Media Name: nightmare_on_k_street.png

What’s the nightmare? Lobbying revenues are down! How much? Well, The Hill doesn’t say. But the Washington Post reports:

The District’s 10 largest lobbying firms reported a collective 1 percent drop in lobbying revenue in 2013 compared with 2012, slipping to $226.3 million from $228.9 million.

Oh, the horror.


To be sure, the Post also notes that the revenue of the top 10 firms dropped 10 percent last year. So that’s a real cut. Still, these drops come after total lobbying expenditures doubled in a decade, peaking in those heady days of 2009 and 2010 when federal dollars were being handed out with wild abandon.


Why the slowdown since then? The Hill’s Kevin Bogardus and Megan Wilson note that “most lobby shops couldn’t escape the downward pull of a historically unproductive Congress.” Ah yes, that “least productive Congress” we keep hearing about. Well, this is what you get from an unproductive Congress: a tiny drop in expenditures on lobbying. Keep on being unproductive—of laws, regulations, taxes, grants, subsidies, loans, and bailouts—and maybe lobbying will keep on declining.

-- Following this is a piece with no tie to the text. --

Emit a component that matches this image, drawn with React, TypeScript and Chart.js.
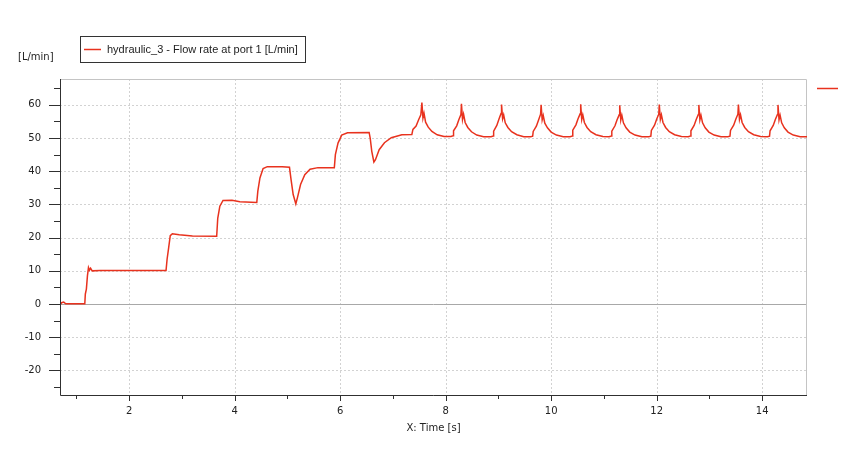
import React, { useEffect, useRef } from "react";
import { Chart, registerables } from "chart.js";
Chart.register(...registerables);

const timeS: number[] = [
  0.69, 0.72, 0.76, 0.80, 1.00, 1.16, 1.17, 1.19, 1.21, 1.23, 1.25, 1.27, 1.30, 1.45,
  2.70, 2.72, 2.75, 2.78, 2.82, 2.95, 3.20, 3.66, 3.68, 3.72, 3.78, 3.95, 4.10, 4.42,
  4.44, 4.48, 4.54, 4.62, 4.90, 5.04, 5.07, 5.11, 5.16, 5.19, 5.25, 5.33, 5.43, 5.58,
  5.89, 5.91, 5.96, 6.03, 6.14, 6.55, 6.57, 6.60, 6.64, 6.67, 6.74, 6.84, 6.97, 7.17, 7.36,
  7.38, 7.44, 7.49, 7.53, 7.55, 7.57, 7.59, 7.62, 7.67, 7.74, 7.84, 7.97, 8.10, 8.14,
  8.15, 8.21, 8.25, 8.29, 8.30, 8.32, 8.34, 8.37, 8.42, 8.49, 8.59, 8.72, 8.86, 8.90,
  8.91, 8.97, 9.01, 9.05, 9.06, 9.08, 9.10, 9.13, 9.18, 9.25, 9.35, 9.48, 9.61, 9.65,
  9.66, 9.72, 9.76, 9.80, 9.81, 9.83, 9.85, 9.88, 9.93, 10.00, 10.10, 10.23, 10.36, 10.40,
  10.41, 10.47, 10.51, 10.55, 10.56, 10.58, 10.60, 10.63, 10.68, 10.75, 10.85, 10.98, 11.10, 11.14,
  11.15, 11.21, 11.25, 11.29, 11.30, 11.32, 11.34, 11.37, 11.42, 11.49, 11.59, 11.72, 11.85, 11.89,
  11.90, 11.96, 12.00, 12.04, 12.05, 12.07, 12.09, 12.12, 12.17, 12.24, 12.34, 12.47, 12.60, 12.64,
  12.65, 12.71, 12.75, 12.79, 12.80, 12.82, 12.84, 12.87, 12.92, 12.99, 13.09, 13.22, 13.35, 13.39,
  13.40, 13.46, 13.50, 13.54, 13.55, 13.57, 13.59, 13.62, 13.67, 13.74, 13.84, 13.97, 14.10, 14.14,
  14.15, 14.21, 14.25, 14.29, 14.30, 14.32, 14.34, 14.37, 14.42, 14.49, 14.59, 14.72, 14.85,
];

const flowLpm: number[] = [
  -0.3, 0.4, 0.6, 0.1, 0.1, 0.1, 3.0, 4.5, 8.5, 11.0, 10.2, 10.8, 10.0, 10.1,
  10.1, 13.5, 17.0, 20.6, 21.2, 20.9, 20.5, 20.4, 25.8, 29.5, 31.2, 31.3, 30.8, 30.6,
  34.0, 38.0, 40.8, 41.4, 41.4, 41.2, 37.5, 33.0, 30.2, 32.0, 36.0, 39.0, 40.6, 41.1,
  41.1, 45.0, 48.5, 50.9, 51.6, 51.7, 50.0, 46.0, 42.8, 43.5, 46.5, 48.6, 50.1, 51.0, 51.1,
  52.6, 53.6, 55.6, 57.0, 60.7, 56.0, 57.5, 54.8, 53.3, 52.0, 51.0, 50.5, 50.5, 50.7,
  52.2, 53.7, 55.5, 57.1, 60.3, 55.6, 57.2, 54.7, 53.2, 51.9, 50.9, 50.4, 50.4, 50.6,
  52.1, 53.8, 55.7, 57.4, 60.1, 55.8, 57.0, 54.6, 53.2, 51.9, 51.0, 50.4, 50.4, 50.6,
  52.0, 53.6, 55.4, 57.2, 60.0, 55.5, 56.8, 54.5, 53.1, 51.8, 50.9, 50.4, 50.4, 50.6,
  52.4, 54.0, 55.8, 57.3, 60.2, 55.6, 57.0, 54.7, 53.2, 51.9, 51.0, 50.5, 50.4, 50.6,
  52.1, 53.7, 55.5, 57.0, 59.9, 55.4, 56.9, 54.6, 53.1, 51.8, 50.9, 50.4, 50.4, 50.6,
  52.3, 53.9, 55.7, 57.2, 60.1, 55.6, 57.0, 54.7, 53.2, 51.9, 51.0, 50.5, 50.4, 50.6,
  52.2, 53.8, 55.6, 57.1, 60.0, 55.5, 56.9, 54.6, 53.1, 51.8, 50.9, 50.4, 50.4, 50.6,
  52.3, 53.9, 55.7, 57.2, 60.1, 55.6, 57.0, 54.7, 53.2, 51.9, 51.0, 50.5, 50.4, 50.6,
  52.2, 53.8, 55.6, 57.1, 60.0, 55.5, 56.9, 54.6, 53.1, 51.8, 50.9, 50.4, 50.4,
];

const xTickValues = [2, 4, 6, 8, 10, 12, 14];
const xMinorTickValues = [1, 3, 5, 7, 9, 11, 13];
const yTickValues = [-20, -10, 0, 10, 20, 30, 40, 50, 60];
const yMinorTickValues = [-25, -15, -5, 5, 15, 25, 35, 45, 55, 65];
const xRange = [0.69, 14.85];
const yRange = [-27.4, 67.8];

const seriesLabel = "hydraulic_3 - Flow rate at port 1 [L/min]";
const yUnitLabel = "[L/min]";
const xAxisTitle = "X: Time [s]";

const LINE_COLOR = "#e8321e";
const FONT = "DejaVu Sans";

const decorPlugin = {
  id: "decor",
  beforeDatasetsDraw(chart: any) {
    const { ctx, chartArea: a, scales } = chart;
    const xs = scales.x, ys = scales.y;
    ctx.save();
    ctx.lineWidth = 1;
    ctx.strokeStyle = "#d2d2d2";
    ctx.setLineDash([2, 2]);
    for (const v of xTickValues) {
      const px = Math.round(xs.getPixelForValue(v)) + 0.5;
      ctx.beginPath(); ctx.moveTo(px, a.top); ctx.lineTo(px, a.bottom); ctx.stroke();
    }
    for (const v of yTickValues) {
      if (v === 0) continue;
      const py = Math.round(ys.getPixelForValue(v)) + 0.5;
      ctx.beginPath(); ctx.moveTo(a.left, py); ctx.lineTo(a.right, py); ctx.stroke();
    }
    ctx.setLineDash([]);
    ctx.strokeStyle = "#a8a8a8";
    const zy = Math.round(ys.getPixelForValue(0)) + 0.5;
    ctx.beginPath(); ctx.moveTo(a.left, zy); ctx.lineTo(a.right, zy); ctx.stroke();
    ctx.strokeStyle = "#c4c4c4";
    ctx.beginPath();
    ctx.moveTo(a.left, a.top + 0.5); ctx.lineTo(a.right - 0.5, a.top + 0.5); ctx.lineTo(a.right - 0.5, a.bottom);
    ctx.stroke();
    ctx.restore();
  },
  afterDatasetsDraw(chart: any) {
    const { ctx, chartArea: a, scales } = chart;
    const xs = scales.x, ys = scales.y;
    ctx.save();
    ctx.lineWidth = 1;
    ctx.strokeStyle = "#303030";
    ctx.beginPath();
    ctx.moveTo(a.left + 0.5, a.top); ctx.lineTo(a.left + 0.5, a.bottom + 0.5); ctx.lineTo(a.right, a.bottom + 0.5);
    ctx.stroke();
    for (const v of yTickValues) {
      const py = Math.round(ys.getPixelForValue(v)) + 0.5;
      ctx.beginPath(); ctx.moveTo(a.left - 11, py); ctx.lineTo(a.left, py); ctx.stroke();
    }
    for (const v of yMinorTickValues) {
      const py = Math.round(ys.getPixelForValue(v)) + 0.5;
      ctx.beginPath(); ctx.moveTo(a.left - 6, py); ctx.lineTo(a.left, py); ctx.stroke();
    }
    for (const v of xTickValues) {
      const px = Math.round(xs.getPixelForValue(v)) + 0.5;
      ctx.beginPath(); ctx.moveTo(px, a.bottom); ctx.lineTo(px, a.bottom + 6); ctx.stroke();
    }
    for (const v of xMinorTickValues) {
      const px = Math.round(xs.getPixelForValue(v)) + 0.5;
      ctx.beginPath(); ctx.moveTo(px, a.bottom); ctx.lineTo(px, a.bottom + 4); ctx.stroke();
    }
    ctx.fillStyle = "#222";
    ctx.font = `10px ${FONT}`;
    ctx.textAlign = "center";
    ctx.textBaseline = "middle";
    ctx.fillText(xAxisTitle, (a.left + a.right) / 2, a.bottom + 33);
    ctx.textAlign = "left";
    ctx.fillText(yUnitLabel, 18, 57);
    ctx.strokeStyle = "#333";
    ctx.strokeRect(80.5, 36.5, 225, 26);
    ctx.strokeStyle = LINE_COLOR;
    ctx.lineWidth = 1.5;
    ctx.beginPath(); ctx.moveTo(84, 49.5); ctx.lineTo(101, 49.5); ctx.stroke();
    ctx.fillStyle = "#222";
    ctx.font = `11px "Liberation Sans"`;
    ctx.textAlign = "left";
    ctx.fillText(seriesLabel, 107, 49.5);
    ctx.beginPath(); ctx.moveTo(817, 88.5); ctx.lineTo(838, 88.5); ctx.stroke();
    ctx.restore();
  },
};

export default function App() {
  const ref = useRef<HTMLCanvasElement | null>(null);
  useEffect(() => {
    if (!ref.current) return;
    const data = timeS.map((t, i) => ({ x: t, y: flowLpm[i] }));
    const chart = new Chart(ref.current, {
      type: "line",
      data: {
        datasets: [
          {
            label: seriesLabel,
            data,
            borderColor: LINE_COLOR,
            borderWidth: 1.5,
            pointRadius: 0,
            tension: 0,
            fill: false,
          },
        ],
      },
      options: {
        animation: false,
        responsive: false,
        devicePixelRatio: 1,
        layout: { padding: { top: 79, right: 36, bottom: 0, left: 0 } },
        plugins: { legend: { display: false }, tooltip: { enabled: false } },
        scales: {
          x: {
            type: "linear",
            min: xRange[0],
            max: xRange[1],
            grid: { display: false, drawTicks: false },
            border: { display: false },
            afterBuildTicks: (s: any) => { s.ticks = xTickValues.map((v) => ({ value: v })); },
            afterFit: (s: any) => { s.height = 79; },
            ticks: { padding: 10, color: "#222", font: { family: FONT, size: 10 }, maxRotation: 0 },
          },
          y: {
            type: "linear",
            min: yRange[0],
            max: yRange[1],
            grid: { display: false, drawTicks: false },
            border: { display: false },
            afterBuildTicks: (s: any) => { s.ticks = yTickValues.map((v) => ({ value: v })); },
            afterFit: (s: any) => { s.width = 60; },
            ticks: { padding: 19, color: "#222", font: { family: FONT, size: 10 } },
          },
        },
      },
      plugins: [decorPlugin],
    });
    return () => chart.destroy();
  }, []);
  return (
    <div style={{ position: "absolute", left: 0, top: 0, width: 843, height: 474, background: "#fff" }}>
      <canvas ref={ref} width={843} height={474} style={{ display: "block" }} />
    </div>
  );
}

Of course, the lobbyists won’t take this lying down. Inside the same issue of The Hill, Wilson reports:

K Street lobbyists are racking up frequent flyer miles with regular trips to Silicon Valley in search of clients.


They are trading power suits for California casual to cash in on the explosive growth of technology lobbying, which has more than doubled over the past decade and shows no signs of slowing down.

Can’t keep a lobbyist down for long. As I’ve written before, Washington keeps telling tech executives, “Nice little company ya got there. Shame if anything happened to it.”


The most important factor in America’s economic future—in raising everyone’s standard of living—is not land, or money, or computers; it’s human talent. And every time some part of the human talent at another of America’s most dynamic companies is diverted from productive activity to protecting the company from political predation and even to engaging in a little predation of its own, it slows our economy down a bit. The parasite economy sucks in another productive enterprise, and we’ll all be poorer for it.


Meanwhile, a real “Nightmare on K Street” would be a blessing for the rest of us.